Leroy obeyed, moving me carefully from his back to sit beside Julian’s broken body. The sweet boy didn’t move far away, though, hovering with his hands outstretched as if he was worried I might fall.

He wasn’t wrong. But I had a greater fear.

“Leroy, I need you to promise to stay back.” I settled close to Julian’s side and laid a hand on his chest, on the place where I’d healed him. His skin was cooling already. There wasn’t time to wrap his wounds to stop the bleeding, or set the bones, or move him so he could heal.

He didn’t need medicine; he needed a miracle, and there was only one place I could access that kind of power. “I’m going to ask the earth to lend me strength to save him. I need to focus, okay?”

“O-okay. When Bo gets here with the medicine basket, what do I do?”

“Just wait,” I whispered under the sound of the cold breeze that rushed past. “Stay with me.”

I felt his nod, though I didn’t look away from my lover’s face, wondering if I could do what I needed here. I’d only ever pulled from the soft dirt of the earth and the living things that grew in it. Trees and grasses, bushes and smaller plants were easy to coax earth magic from. The soft soil gave it up with joy, small pulses of warmth that felt comfortable as they filled me. I’d never been able to coax power from a hard, cold slab of stone, and I wasn’t sure it was even possible.

There was no time to doubt myself, though. The wind whistling around us, I pressed my hand to Julian’s chest more firmly, and my other hand to the hard granite beneath us. Closing my eyes, I sent my request into the stone.

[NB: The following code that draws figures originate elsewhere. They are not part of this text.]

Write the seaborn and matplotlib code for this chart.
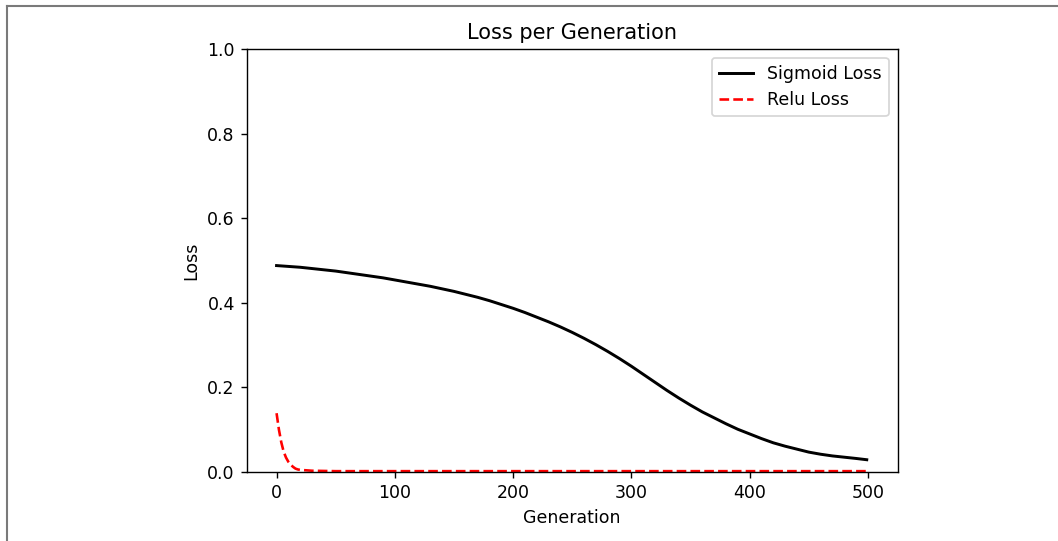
import matplotlib
matplotlib.use("Agg")
import matplotlib.pyplot as plt
import numpy as np
import pandas as pd
import seaborn as sns
from matplotlib.lines import Line2D

# Sigmoid loss, every 10 generations
sig_gen = [0, 10, 20, 30, 40, 50, 60, 70, 80, 90,
           100, 110, 120, 130, 140, 150, 160, 170, 180, 190,
           200, 210, 220, 230, 240, 250, 260, 270, 280, 290,
           300, 310, 320, 330, 340, 350, 360, 370, 380, 390,
           400, 410, 420, 430, 440, 450, 460, 470, 480, 490, 499]
sig_loss = [0.488, 0.486, 0.484, 0.481, 0.478, 0.475, 0.471, 0.467, 0.463, 0.459,
            0.454, 0.449, 0.444, 0.439, 0.433, 0.427, 0.420, 0.413, 0.405, 0.396,
            0.387, 0.377, 0.366, 0.355, 0.343, 0.330, 0.316, 0.301, 0.285, 0.268,
            0.250, 0.231, 0.212, 0.193, 0.175, 0.158, 0.142, 0.128, 0.114, 0.101,
            0.090, 0.079, 0.069, 0.061, 0.054, 0.047, 0.042, 0.038, 0.035, 0.032, 0.029]

# Relu loss
relu_gen = [0, 2, 4, 6, 8, 10, 12, 14, 16, 18, 20, 30, 50, 100,
            200, 300, 400, 499]
relu_loss = [0.139, 0.100, 0.070, 0.048, 0.034, 0.024, 0.017, 0.012, 0.008, 0.006,
             0.005, 0.003, 0.002, 0.002, 0.002, 0.002, 0.002, 0.002]

W, H, DPI = 1058, 541, 125
fig = plt.figure(figsize=(W / DPI, H / DPI), dpi=DPI)
ax = fig.add_axes([247 / W, 1 - 472 / H, 650.5 / W, 423 / H])

sns.lineplot(x=sig_gen, y=sig_loss, ax=ax, color="k", linestyle="-",
             linewidth=1.7, label="Sigmoid Loss", estimator=None)
sns.lineplot(x=relu_gen, y=relu_loss, ax=ax, color="r", linestyle="--",
             label="Relu Loss", estimator=None)

ax.set_title("Loss per Generation")
ax.set_xlabel("Generation")
ax.set_ylabel("Loss")
ax.set_ylim(0, 1)
ax.set_xlim(-25, 525)
ax.set_xticks([0, 100, 200, 300, 400, 500])
ax.legend(loc="upper right")

# thin grey frame around the screenshot (top and left edges)
fig.add_artist(Line2D([6.5 / W, 6.5 / W], [0, 1 - 5.5 / H], transform=fig.transFigure,
                      color="#7a7a7a", linewidth=1.2))
fig.add_artist(Line2D([6.5 / W, 1], [1 - 5.5 / H, 1 - 5.5 / H], transform=fig.transFigure,
                      color="#7a7a7a", linewidth=1.2))

fig.savefig("out.png", dpi=DPI)
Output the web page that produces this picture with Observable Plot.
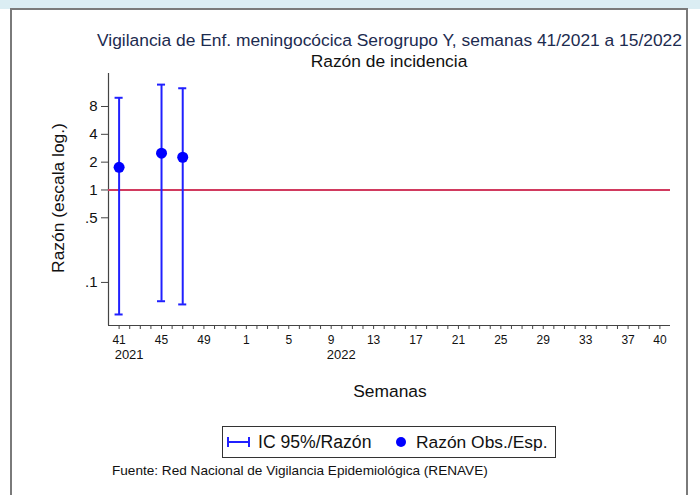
<!DOCTYPE html>
<html>
<head>
<meta charset="utf-8">
<script src="https://cdn.jsdelivr.net/npm/d3@7"></script>
<script src="https://cdn.jsdelivr.net/npm/@observablehq/plot@0.6"></script>
<style>
  body { margin: 0; background: #fff; }
  #wrap { position: relative; width: 700px; height: 495px; overflow: hidden; background: #fff; font-family: "Liberation Sans", Arial, sans-serif; }
  .abs { position: absolute; white-space: nowrap; }
</style>
</head>
<body>
<div id="wrap">
  <div class="abs" style="left:0;top:0;width:700px;height:9px;background:#dbedf3;"></div>
  <div class="abs" style="left:10px;top:8px;width:674px;height:500px;border:2px solid #7a7a7a;border-bottom:none;"></div>
  <div id="chart" class="abs" style="left:0;top:0;"></div>
  <div class="abs" style="left:0;width:779px;top:30px;line-height:20px;text-align:center;font-size:17.4px;color:#1c2b4f;">Vigilancia de Enf. meningocócica Serogrupo Y, semanas 41/2021 a 15/2022</div>
  <div class="abs" style="left:0;width:778px;top:51px;line-height:20px;text-align:center;font-size:17.4px;color:#111;">Razón de incidencia</div>
  <div class="abs" style="left:58px;top:198px;width:0;height:0;">
    <div style="position:absolute;left:-100px;top:-10px;width:200px;line-height:20px;text-align:center;font-size:17.4px;color:#111;transform:rotate(-90deg);">Razón (escala log.)</div>
  </div>
  <div class="abs" style="left:0;width:780px;top:381px;line-height:20px;text-align:center;font-size:17.4px;color:#111;">Semanas</div>
  <div class="abs" style="left:222px;top:426px;width:332px;height:30px;border:1px solid #333;"></div>
  <svg class="abs" style="left:226px;top:436px;" width="26" height="12">
    <line x1="2" y1="6" x2="23" y2="6" stroke="#2020ff" stroke-width="2"/>
    <line x1="2" y1="1" x2="2" y2="11" stroke="#2020ff" stroke-width="2"/>
    <line x1="23" y1="1" x2="23" y2="11" stroke="#2020ff" stroke-width="2"/>
  </svg>
  <div class="abs" style="left:258px;top:432px;line-height:20px;font-size:17.6px;color:#111;">IC 95%/Razón</div>
  <svg class="abs" style="left:395px;top:436px;" width="12" height="12">
    <circle cx="6" cy="6" r="5" fill="#0000ff"/>
  </svg>
  <div class="abs" style="left:416px;top:432px;line-height:20px;font-size:17.4px;color:#111;">Razón Obs./Esp.</div>
  <div class="abs" style="left:112px;top:463px;line-height:16px;font-size:13.6px;color:#111;">Fuente: Red Nacional de Vigilancia Epidemiológica (RENAVE)</div>
</div>
<script>
// Week sequence on the x axis (41/2021 ... 40/2022)
const weekSeq = [41,42,43,44,45,46,47,48,49,50,51,52,1,2,3,4,5,6,7,8,9,10,11,12,13,14,15,16,17,18,19,20,21,22,23,24,25,26,27,28,29,30,31,32,33,34,35,36,37,38,39,40];
const labeledWeeks = [41,45,49,1,5,9,13,17,21,25,29,33,37,40];
const yearLabels = ["2021", "2022"];
const yearWeeks = [41, 9];

// Observed data
const obsWeeks = [41, 45, 47];
const ratio = [1.76, 2.50, 2.26];
const lower = [0.045, 0.0626, 0.0578];
const upper = [9.94, 13.8, 12.6];

// Y ticks
const yTicks = [0.1, 0.5, 1, 2, 4, 8];
const yTickLabels = [".1", ".5", "1", "2", "4", "8"];

const data = obsWeeks.map((w, k) => ({i: weekSeq.indexOf(w), ratio: ratio[k], lower: lower[k], upper: upper[k]}));
const years = yearLabels.map((y, k) => ({i: weekSeq.indexOf(yearWeeks[k]), label: y}));
const yTickData = yTicks.map((v, k) => ({v, label: yTickLabels[k]}));
const idx = weekSeq.map((w, i) => i);

const blue = "#2020ff";
const axisColor = "#444";
const xMin = -1, xMax = 52;
const yMin = 0.0342, yMax = 18.2;
const tickLen = 0.66; // y tick length in x units (about 7px)

const chart = Plot.plot({
  width: 700,
  height: 495,
  marginLeft: 108,
  marginRight: 30,
  marginTop: 73,
  marginBottom: 170,
  style: {fontFamily: "'Liberation Sans', Arial, sans-serif", background: "transparent", color: "#111"},
  x: {domain: [xMin, xMax], axis: null},
  y: {type: "log", domain: [yMin, yMax], axis: null},
  marks: [
    // y axis ticks and labels
    Plot.ruleY(yTickData, {y: "v", x1: xMin - tickLen, x2: xMin, stroke: axisColor}),
    Plot.text(yTickData, {y: "v", text: "label", frameAnchor: "left", textAnchor: "end", dx: -11, fontSize: 15, fill: "#111"}),
    // x axis
    Plot.axisX(idx, {tickFormat: i => labeledWeeks.includes(weekSeq[i]) ? String(weekSeq[i]) : "", tickSize: 4, tickPadding: 6, fontSize: 12, label: null, stroke: axisColor}),
    Plot.ruleX([xMin], {stroke: axisColor, strokeWidth: 1.2}),
    Plot.ruleY([yMin], {stroke: axisColor, strokeWidth: 1.2}),
    Plot.ruleY([1], {stroke: "#d13a5f", strokeWidth: 2}),
    Plot.ruleX(data, {x: "i", y1: "lower", y2: "upper", stroke: blue, strokeWidth: 2}),
    Plot.ruleY(data, {y: "upper", x1: d => d.i - 0.38, x2: d => d.i + 0.38, stroke: blue, strokeWidth: 2}),
    Plot.ruleY(data, {y: "lower", x1: d => d.i - 0.38, x2: d => d.i + 0.38, stroke: blue, strokeWidth: 2}),
    Plot.dot(data, {x: "i", y: "ratio", r: 5.5, fill: "#0000ff"}),
    Plot.text(years, {x: "i", text: "label", frameAnchor: "bottom", dx: 10, dy: 33, fontSize: 13, fill: "#111"})
  ]
});
document.getElementById("chart").appendChild(chart);
</script>
</body>
</html>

It hurt at first, pulling the traces of magic I had out of my own veins and extending them, seeking a way in, a path to the heart of the earth. The power felt immovable, unshakeable, like themountain itself. At first, there was no response, and no matter how much of myself I poured into the stone, seeking a reply, there was no answer.

I kept seeking, my eyes closed, my breathing slowing, my blood itself pulsing sluggishly as I gave up the little stored magic I had in search of a greater, deeper well. There was a subtle vibration, deep below, like an invisible river of stone, moving so slowly only the sun and moon might notice it.